Growing up in the area surrounding Springfield, Massachusetts, it was almost like the band was ingrained in my being.  Back in the 70's there were only two local rock bands that mattered to us - Aerosmith, and the J. Geils Band.

Another one of "life's changes" struck home last night, when John Geils, otherwise known as J. Geils, passed away at the age of 71.

We collected and wore out all of their vinyl albums - "Live" Full House, Bloodshot, Blow Your Face Out, Monkey Island, Love Stinks and Freeze Frame, just to name a few.

We experienced the full force of rock and roll for the first time in 1974 when we stood by the stage of the Springfield Civic Center and absorbed the energy of Whammer Jammer.  We had never seen a concert crowd move and react like that before.

We felt for the band a year later in the same venue when they opened for Peter Frampton during the Frampton Comes Alive craze, and the crowd reacted like they were a hindrance and just in the way.

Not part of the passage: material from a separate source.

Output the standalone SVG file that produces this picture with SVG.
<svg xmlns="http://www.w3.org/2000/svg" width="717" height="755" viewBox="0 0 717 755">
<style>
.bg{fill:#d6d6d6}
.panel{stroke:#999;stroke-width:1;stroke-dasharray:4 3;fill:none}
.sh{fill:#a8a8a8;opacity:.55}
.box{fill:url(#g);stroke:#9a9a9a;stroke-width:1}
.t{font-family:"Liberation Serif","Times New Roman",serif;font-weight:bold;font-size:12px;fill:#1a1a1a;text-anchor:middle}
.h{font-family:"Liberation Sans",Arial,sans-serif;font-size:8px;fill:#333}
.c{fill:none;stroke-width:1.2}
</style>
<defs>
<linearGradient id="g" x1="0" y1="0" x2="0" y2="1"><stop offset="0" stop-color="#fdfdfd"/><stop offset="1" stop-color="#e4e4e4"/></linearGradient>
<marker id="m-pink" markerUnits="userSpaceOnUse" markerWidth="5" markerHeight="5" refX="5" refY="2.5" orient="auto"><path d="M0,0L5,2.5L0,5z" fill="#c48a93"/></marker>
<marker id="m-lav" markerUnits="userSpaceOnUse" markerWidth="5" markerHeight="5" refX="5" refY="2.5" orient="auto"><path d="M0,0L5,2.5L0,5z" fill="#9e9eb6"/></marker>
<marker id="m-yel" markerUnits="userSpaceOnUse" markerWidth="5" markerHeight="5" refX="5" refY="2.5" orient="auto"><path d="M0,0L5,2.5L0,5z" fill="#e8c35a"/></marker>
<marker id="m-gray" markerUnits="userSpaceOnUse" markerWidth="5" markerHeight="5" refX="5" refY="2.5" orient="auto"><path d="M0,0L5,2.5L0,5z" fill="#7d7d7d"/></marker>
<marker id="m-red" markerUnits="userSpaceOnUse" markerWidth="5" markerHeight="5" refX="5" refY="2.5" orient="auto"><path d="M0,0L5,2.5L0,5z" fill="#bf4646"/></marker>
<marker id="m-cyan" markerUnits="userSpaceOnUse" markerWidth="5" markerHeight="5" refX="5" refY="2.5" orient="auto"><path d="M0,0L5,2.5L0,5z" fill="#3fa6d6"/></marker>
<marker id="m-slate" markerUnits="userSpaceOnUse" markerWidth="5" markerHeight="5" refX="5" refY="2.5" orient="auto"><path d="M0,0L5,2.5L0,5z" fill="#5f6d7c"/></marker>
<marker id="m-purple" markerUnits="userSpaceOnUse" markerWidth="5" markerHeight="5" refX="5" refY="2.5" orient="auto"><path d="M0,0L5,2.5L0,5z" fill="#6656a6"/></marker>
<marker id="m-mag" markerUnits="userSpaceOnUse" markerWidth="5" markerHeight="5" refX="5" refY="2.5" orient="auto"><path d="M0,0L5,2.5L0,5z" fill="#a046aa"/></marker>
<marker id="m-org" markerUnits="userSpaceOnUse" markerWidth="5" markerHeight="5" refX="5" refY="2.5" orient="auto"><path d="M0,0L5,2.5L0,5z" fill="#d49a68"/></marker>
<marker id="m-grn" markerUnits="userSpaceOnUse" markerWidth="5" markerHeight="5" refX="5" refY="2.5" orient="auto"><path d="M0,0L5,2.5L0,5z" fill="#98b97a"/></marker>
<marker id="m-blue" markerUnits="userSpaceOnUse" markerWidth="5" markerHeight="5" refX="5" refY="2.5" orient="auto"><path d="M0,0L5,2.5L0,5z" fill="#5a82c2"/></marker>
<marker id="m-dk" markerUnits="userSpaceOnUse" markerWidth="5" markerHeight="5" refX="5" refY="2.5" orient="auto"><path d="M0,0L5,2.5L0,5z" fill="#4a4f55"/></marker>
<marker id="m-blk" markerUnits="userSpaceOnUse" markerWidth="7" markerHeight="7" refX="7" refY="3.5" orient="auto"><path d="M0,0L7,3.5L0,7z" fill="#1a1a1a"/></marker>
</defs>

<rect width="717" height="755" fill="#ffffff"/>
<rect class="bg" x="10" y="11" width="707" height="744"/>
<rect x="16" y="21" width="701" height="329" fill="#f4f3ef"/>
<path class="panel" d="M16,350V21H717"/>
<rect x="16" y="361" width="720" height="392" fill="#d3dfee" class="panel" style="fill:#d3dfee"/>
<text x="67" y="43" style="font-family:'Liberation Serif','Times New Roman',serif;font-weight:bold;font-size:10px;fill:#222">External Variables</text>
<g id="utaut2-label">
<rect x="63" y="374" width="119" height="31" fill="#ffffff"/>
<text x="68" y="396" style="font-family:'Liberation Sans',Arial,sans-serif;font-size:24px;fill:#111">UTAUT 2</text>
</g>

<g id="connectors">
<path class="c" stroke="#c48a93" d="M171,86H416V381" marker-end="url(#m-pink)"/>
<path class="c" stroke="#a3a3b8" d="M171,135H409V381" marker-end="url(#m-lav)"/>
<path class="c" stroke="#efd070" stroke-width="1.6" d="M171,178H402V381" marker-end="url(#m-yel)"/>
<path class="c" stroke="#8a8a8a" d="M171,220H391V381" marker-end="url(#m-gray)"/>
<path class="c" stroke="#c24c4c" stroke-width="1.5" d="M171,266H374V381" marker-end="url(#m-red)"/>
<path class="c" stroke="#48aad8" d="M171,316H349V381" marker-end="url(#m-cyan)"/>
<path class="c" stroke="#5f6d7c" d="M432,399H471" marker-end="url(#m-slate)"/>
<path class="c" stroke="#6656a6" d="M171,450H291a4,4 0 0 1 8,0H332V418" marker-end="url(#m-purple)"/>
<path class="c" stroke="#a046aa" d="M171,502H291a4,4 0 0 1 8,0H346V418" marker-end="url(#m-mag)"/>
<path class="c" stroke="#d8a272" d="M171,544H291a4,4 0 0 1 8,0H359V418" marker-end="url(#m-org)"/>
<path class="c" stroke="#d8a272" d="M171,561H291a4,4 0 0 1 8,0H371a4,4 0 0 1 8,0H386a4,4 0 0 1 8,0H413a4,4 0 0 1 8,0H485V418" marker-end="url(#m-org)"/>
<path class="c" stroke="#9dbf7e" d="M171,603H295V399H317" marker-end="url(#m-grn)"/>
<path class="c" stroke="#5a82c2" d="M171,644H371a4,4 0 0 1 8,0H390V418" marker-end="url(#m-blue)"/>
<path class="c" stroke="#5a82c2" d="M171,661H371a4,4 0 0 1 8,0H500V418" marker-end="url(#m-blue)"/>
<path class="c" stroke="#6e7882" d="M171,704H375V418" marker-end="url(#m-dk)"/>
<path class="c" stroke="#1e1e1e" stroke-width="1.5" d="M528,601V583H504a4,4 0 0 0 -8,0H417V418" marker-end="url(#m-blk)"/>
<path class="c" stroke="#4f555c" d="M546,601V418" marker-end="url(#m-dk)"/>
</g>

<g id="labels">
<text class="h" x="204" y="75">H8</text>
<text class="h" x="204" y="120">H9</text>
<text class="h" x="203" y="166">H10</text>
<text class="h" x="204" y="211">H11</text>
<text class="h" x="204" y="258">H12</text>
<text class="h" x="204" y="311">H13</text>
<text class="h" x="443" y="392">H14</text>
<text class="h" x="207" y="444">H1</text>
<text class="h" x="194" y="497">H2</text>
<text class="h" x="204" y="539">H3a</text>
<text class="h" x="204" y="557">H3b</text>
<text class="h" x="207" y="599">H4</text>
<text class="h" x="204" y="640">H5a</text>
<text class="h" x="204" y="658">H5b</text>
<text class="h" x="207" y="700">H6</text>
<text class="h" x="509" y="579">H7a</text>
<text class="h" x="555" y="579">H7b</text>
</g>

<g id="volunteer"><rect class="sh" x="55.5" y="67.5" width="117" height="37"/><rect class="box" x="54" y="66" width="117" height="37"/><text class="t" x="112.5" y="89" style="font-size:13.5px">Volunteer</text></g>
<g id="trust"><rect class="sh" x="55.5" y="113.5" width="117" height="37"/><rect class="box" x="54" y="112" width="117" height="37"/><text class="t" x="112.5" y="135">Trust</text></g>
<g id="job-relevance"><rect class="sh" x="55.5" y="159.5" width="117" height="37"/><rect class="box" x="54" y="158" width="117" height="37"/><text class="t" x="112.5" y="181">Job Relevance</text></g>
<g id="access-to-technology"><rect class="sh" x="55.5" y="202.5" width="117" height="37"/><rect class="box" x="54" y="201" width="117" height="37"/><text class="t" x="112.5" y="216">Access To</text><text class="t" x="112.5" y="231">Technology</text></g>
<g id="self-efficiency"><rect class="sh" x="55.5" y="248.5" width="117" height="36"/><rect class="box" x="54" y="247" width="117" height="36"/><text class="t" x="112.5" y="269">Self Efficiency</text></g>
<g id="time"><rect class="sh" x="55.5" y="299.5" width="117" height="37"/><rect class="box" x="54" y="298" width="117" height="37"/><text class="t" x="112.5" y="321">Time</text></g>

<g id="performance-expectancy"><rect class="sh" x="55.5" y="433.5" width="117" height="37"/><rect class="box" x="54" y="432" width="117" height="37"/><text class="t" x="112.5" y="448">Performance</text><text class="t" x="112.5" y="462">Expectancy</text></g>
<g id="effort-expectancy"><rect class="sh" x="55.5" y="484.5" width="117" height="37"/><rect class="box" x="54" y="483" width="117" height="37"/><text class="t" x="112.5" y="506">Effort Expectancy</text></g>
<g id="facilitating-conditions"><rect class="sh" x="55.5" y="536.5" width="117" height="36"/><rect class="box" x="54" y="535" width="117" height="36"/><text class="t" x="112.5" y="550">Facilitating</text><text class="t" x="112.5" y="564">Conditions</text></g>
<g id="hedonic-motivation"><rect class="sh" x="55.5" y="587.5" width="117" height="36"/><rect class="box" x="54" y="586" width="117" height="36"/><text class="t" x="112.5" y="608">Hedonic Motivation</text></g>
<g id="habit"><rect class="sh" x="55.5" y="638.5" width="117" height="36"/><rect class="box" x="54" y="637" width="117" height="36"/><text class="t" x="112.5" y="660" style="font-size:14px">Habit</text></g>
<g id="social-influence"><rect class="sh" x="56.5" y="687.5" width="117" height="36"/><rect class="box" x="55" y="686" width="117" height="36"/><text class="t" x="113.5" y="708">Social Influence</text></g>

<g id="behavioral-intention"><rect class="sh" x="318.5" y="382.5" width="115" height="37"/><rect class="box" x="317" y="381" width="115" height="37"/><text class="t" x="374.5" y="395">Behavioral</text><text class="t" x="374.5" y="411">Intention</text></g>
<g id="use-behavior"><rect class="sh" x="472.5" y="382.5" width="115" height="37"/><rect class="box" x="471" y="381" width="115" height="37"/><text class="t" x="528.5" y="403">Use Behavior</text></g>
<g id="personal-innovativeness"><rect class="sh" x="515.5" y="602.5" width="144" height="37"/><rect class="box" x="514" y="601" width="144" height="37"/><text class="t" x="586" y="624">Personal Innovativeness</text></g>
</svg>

The energy returned in 1981 when with renewed enthusiasm the J. Geils Band played the UM Field-house in Orono, at the height of the Freeze-Frame album.

In the 60s, Geils, along with harmonica player Magic Dick, and bass player Danny Klien, would eventually add Peter Wolf to the band, a DJ from WBCN that would evolve into the ultimate stage showman.  Keyboardist Seth Justman added the melody, and literally the best rock drummer that I have ever seen play, Stephen Jo Bladd, provided the energy.

Never have we ever seen a live group at its best make an audience move-and-groove like this fabulous boogie-woogie-woogie band out of Boston.  Unfortunately it was an energy that never was reflected correctly on their recordings.

The J. Geils Band weaved blues, old rock 'n roll, and then commercialism, into a sound that we will forever remember.

RIP John Warren Geils Jr.  Thanks for making us dance.